LET PETROL GO!

LET PETROL GO!Today, we have to cope with the ever-increasing cost of petrol, so if there was an alternative that was around half the price, shouldn’t you consider it for your 4×4? We went to visit WCRLPG to find out the latest about this alternative fuel option

Words: Nigel Fryatt
Photography: Nigel Fryatt, WCRLPG

There was something wonderfully appropriate when Mark Wain showed us under the bonnet for our first view of one of his LPG conversions. It was fitted to a lightweight Land Rover of late 1970s vintage; technically simple, and easy to understand and appreciate, the conversion looked as though it was designed to be there. There was nothing add-on about it… apart from the fact that the LPG vaporiser was a little bit cleaner and more shiny compared to the rest of the Land Rover’s hard worked engine. A neat conversion and it had been completed by Mark’s 14-year old son, Joseph.

It was appropriate as the origins of LPG-powered cars are thought to go back to the 1940s and the fuel was being used due to a shortage of petrol. Today, there’s a similar shortage, not of petrol admittedly, but of the cash to pay for it. Not surprisingly therefore demand for LPG-conversions is keeping Mark Wain very busy, and most of that business is on 4×4 vehicles, which is why we were there to find out more. With petrol costs rising inexorably, is this the way you should go with your 4×4? Time for an admission here, this author has little experience of LPG powered vehicles, so we went to Mark’s Norfolk premises with an open mind, and a lot of questions. The time spent there was certainly eye opening and has convinced me that LPG conversions and 4x4s go together pretty well, and that the number on our roads is likely to grow.

Mark Wain has been in the car conversion business since he was 15, working on classic cars.
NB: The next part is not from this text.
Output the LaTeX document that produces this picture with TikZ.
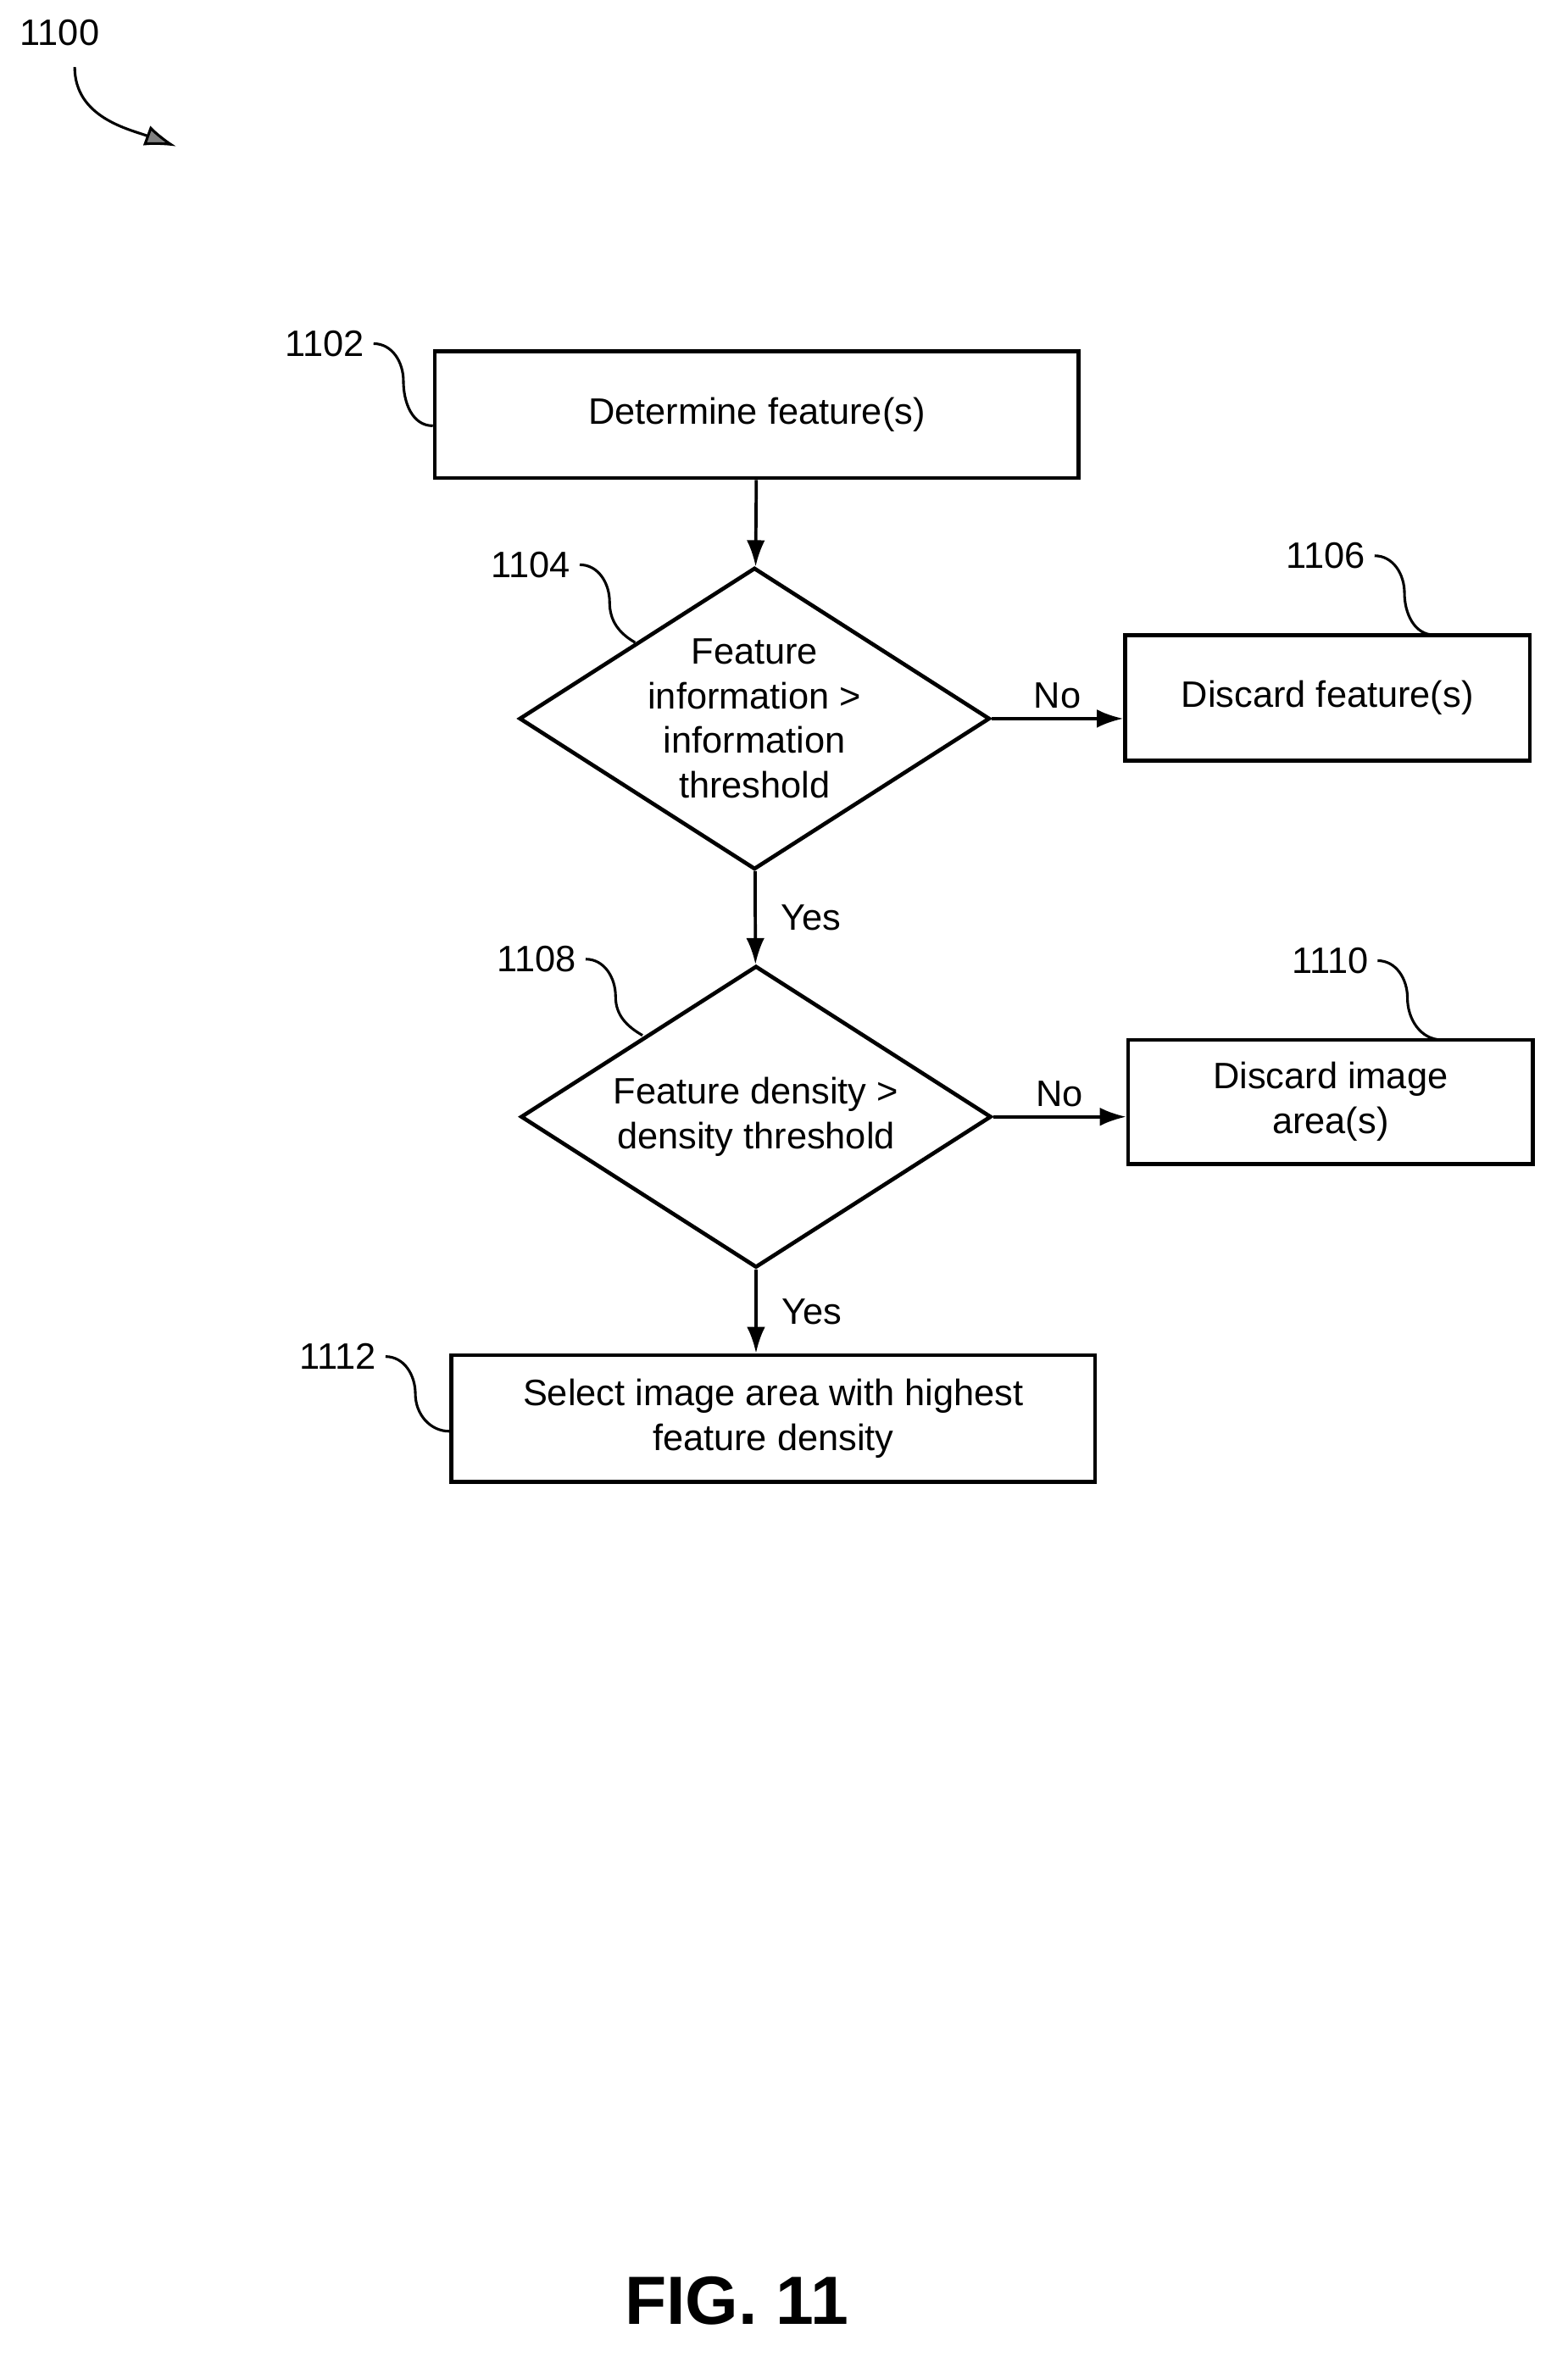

Interestingly, it was the change in fuelling that hit classic cars when petrol went unleaded that actually got him started with LPG. His business was classic car restorations and when the fuelling changed, taking the lead additives from standard pump fuel, a lot of his time was in doing ‘unleaded’ cylinder head conversions – which brings back memories, since I remember having just such a conversion done on my Ford crossflow engine in my Caterham Seven by the then well-known British engine specialist, Oselli. Those were the days…. The unleaded cylinder head conversion was certainly popular at the time and it seems that some members of the classic car fraternity particularly those driving Rovers, then asked Mark as he was doing unleaded conversions, would it be possible to convert their classic Rovers to LPG? A few were done, and the whole thing snowballed and now after over 20 years in the business, Mark is concentrating on LPG conversions to 4x4s and after spending the day in the particularly windswept and frozen wilds of North Norfolk, we can fully understand why.